Sunday, November 20, 2005

I like being nosy!

I first got hooked on genealogy when my son and daughter were in high school. As Juniors, they were required to diagram their family trees as far back as they could. It was during this time that I discovered how very little I knew about our families. And, it was during this time that I learned to like being nosy.

My daughter used a large sheet of poster board to to illustrate, in four quadrants, each side of my husband's and my families. Some quadrants were covered in data, based on how big the families were, and some quadrants (my dad's) were small because I could not find out very much information. My husband even illustrated the top of the poster board with a lovely tree and a massive root system. (She got an A+ on the project.) The three of us spent countless hours gathering information on folks in our families and what we discovered was amazing.

So, now I was hooked, not on phonics, but on genealogy -- the penultimate art of being nosy. I spent a lot of time and money calling and writing family all over the country over the years trying to coax them into revealing a lot of really personal information. (Some folks were reluctant to speak with me, and others were pleased that I would actually be interested in them and their stories.) I spent a lot of money on a computer program (Family Tree Maker) to document the highly personal information these family members had given me. I spent a lot of money joining Ancestry.Com to have access to their numerous databases. I learned to be a computer sleuth and have discovered ways of gleaning seemingly inconsequential information from a lot of "free" sources on the Internet. I spent a lot of time compiling and entering data into the database all the stories and information that I garnered from every available source. I discovered that the thrill of discovering a small bit of information about a relative, and placing it into the bigger picture (sort of like a jigsaw puzzle), is almost indescribable.

This project has taken me down a path I never would have imagined when I first began more than 15 years ago. I have succeeded in documenting at least eight generations of our families going back into the middle of the 19th Century. I discovered that my husband's paternal great-grandfather was a dictator in Mexico during the late 19th and early 20th centuries. I discovered that my maternal grandparents came from a village in the Ukraine (Kremenchug) on the Dneiper River. I discovered things about relatives that nobody knew (or remembered), such as the child of my great-uncle and great-aunt who died when he was a very small boy.
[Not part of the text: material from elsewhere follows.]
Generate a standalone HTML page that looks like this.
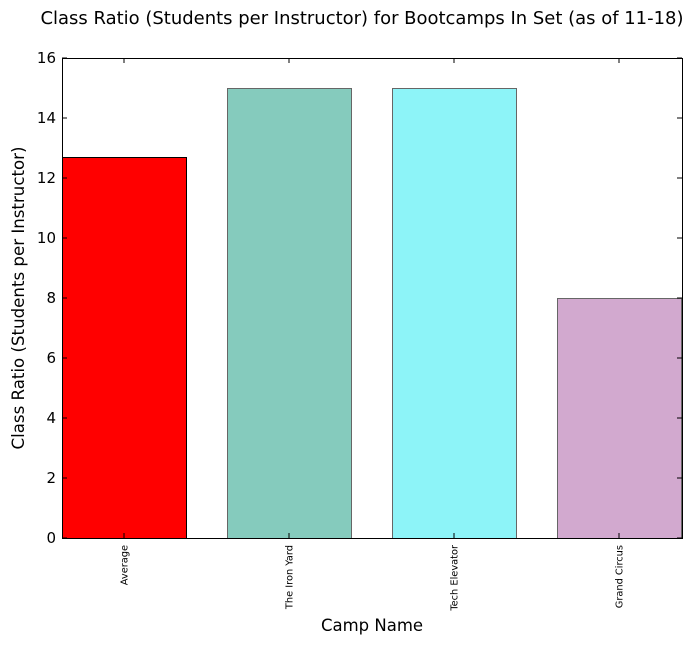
<!DOCTYPE html>
<html><head><meta charset="utf-8"><style>
body{margin:0;background:#fff}
text{font-family:"DejaVu Sans","Liberation Sans",sans-serif}
</style></head><body>
<svg id="chart" width="693" height="645" xmlns="http://www.w3.org/2000/svg">
<rect width="693" height="645" fill="#fff"/>
<text x="362" y="24" font-size="17.5" text-anchor="middle" textLength="643" lengthAdjust="spacingAndGlyphs">Class Ratio (Students per Instructor) for Bootcamps In Set (as of 11-18)</text>
<text transform="translate(24,298) rotate(-90)" font-size="16.5" text-anchor="middle" textLength="303" lengthAdjust="spacingAndGlyphs">Class Ratio (Students per Instructor)</text>
<text x="372" y="631" font-size="16.5" text-anchor="middle">Camp Name</text>
<g id="bars"></g>
<g id="axes"></g>
</svg>
<script>
const categories = ["Average", "The Iron Yard", "Tech Elevator", "Grand Circus"];
const values = [12.7, 15, 15, 8];
const colors = ["#ff0000", "#85cbbd", "#8df4f8", "#d2a9cf"];
const edges = ["#000000", "#666666", "#666666", "#666666"];
const yTicks = [0, 2, 4, 6, 8, 10, 12, 14, 16];

const L = 62, R = 682, T = 58, B = 538;
const NS = "http://www.w3.org/2000/svg";
const yScale = v => B - (v - 0) / 16 * (B - T);
const step = 165, bw = 124;
const xScale = i => L + i * step;

const bars = document.getElementById('bars');
const axes = document.getElementById('axes');
function mk(tag, attrs, parent) {
  const e = document.createElementNS(NS, tag);
  for (const k in attrs) e.setAttribute(k, attrs[k]);
  parent.appendChild(e);
  return e;
}
categories.forEach((c, i) => {
  const x = xScale(i), y = yScale(values[i]);
  const r = mk('rect', {x: x + 0.5, y: y + 0.5, width: bw, height: B - y, fill: colors[i], stroke: edges[i], 'stroke-width': 1}, bars);
  
  
  const cx = x + bw / 2;
  mk('line', {x1: cx, x2: cx, y1: B, y2: B - 5, stroke: '#000'}, axes);
  mk('line', {x1: cx, x2: cx, y1: T, y2: T + 5, stroke: '#000'}, axes);
  const t = mk('text', {transform: `translate(${cx + 3.5},${B + 7}) rotate(-90)`, 'font-size': 9.8, 'text-anchor': 'end'}, axes);
  t.textContent = c;
  
  
});
yTicks.forEach(v => {
  const y = yScale(v);
  mk('line', {x1: L, x2: L + 5, y1: y, y2: y, stroke: '#000'}, axes);
  mk('line', {x1: R, x2: R - 5, y1: y, y2: y, stroke: '#000'}, axes);
  const t = mk('text', {x: L - 6, y: y + 5, 'font-size': 15, 'text-anchor': 'end'}, axes);
  t.textContent = v;
  
  
});
const frame = mk('rect', {x: L + 0.5, y: T + 0.5, width: R - L, height: B - T, fill: 'none', stroke: '#000', 'stroke-width': 1}, axes);


</script>
</body></html>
The pivotal point of my research on my mother's side of the family is when my maternal grandparents got married and came to America.

Clara and Sam, 1902
Kremenchug, Ukraine, Russia

Their story is amazing and everyone in that branch of the family wants to read it. When I first saw Barry Levinson's movie Avalon, I felt he was telling my family's story of coming to America. My grandfather Sam came first, passing through Ellis Island in 1904, followed by Clara and my uncle Max in 1905. They settled in Hammond, Indiana, and had another son and four daughters (including my mother Sara). Sam's brother, my great-uncle Moishe, and his mother Rebekah also came to America around that time and Clara's father, my great-grandfather Judah, followed. There were already relatives in Chicago, but I don't know who they are.


Sam and Clara, 50th Anniversary, 1952

A high point in our family's history was during my grandparents' 50th Anniversary. Sam and Clara renewed their wedding vows at the Kneseth Israel Synagog in Hammond that my grandfather helped found back in the 1920s and all the family and friends gathered to help them celebrate. We all dressed up, ate a lot of good food, danced, sang, and celebrated a happy life. This event was captured for posterity by the many pictures the photographer took. (Who can forget the moment the photographer snapped the picture of the entire family and my cousin Jerry, standing in the front row, simultaneously pressed the rubber bulb under his arm that released the rubber worm in his bowtie? Priceless.)

Sam and Clara, 60th Anniversary, 1962

My grandparents lived a long time and they left a wonderful legacy for all of us. I feel I am leaving a legacy of my own by telling all our families' stories. After all, if we don't remember for our children and the generations of children to come, who will? The stories of our relatives' lives will be like so much smoke, soon dissipated and forgotten, misty memories down through time.

4 Comments:

At November 20, 2005 4:43 PM, Blogger Alipurr said...

maybe you should write a book....i would buy it...hey that reminds me...do you know where the memory book is for the girls that i gave you to fill in????? I think you should get it out and fill it in some more. I would like some of your memories in your own handwriting for the girls.

 
At November 20, 2005 4:44 PM, Blogger Alipurr said...

Hey, did you like that? I was being nosy, too. Like mother, like daughter, so they say.

 
At November 21, 2005 8:18 AM, Blogger susan said...

I, too, got into genealogy a few years back. I discovered so many interesting things. I put it all into a book and gave it out for Christmas presents to all the family members.

 
At November 23, 2005 3:56 PM, Blogger Trish Milburn said...

Cool story. I got into genealogy for awhile, but I haven't had time to work on it in a long time. After I finish some projects, I need to pull that stuff out. I've got Mom's paternal side traced all the way back to Germany.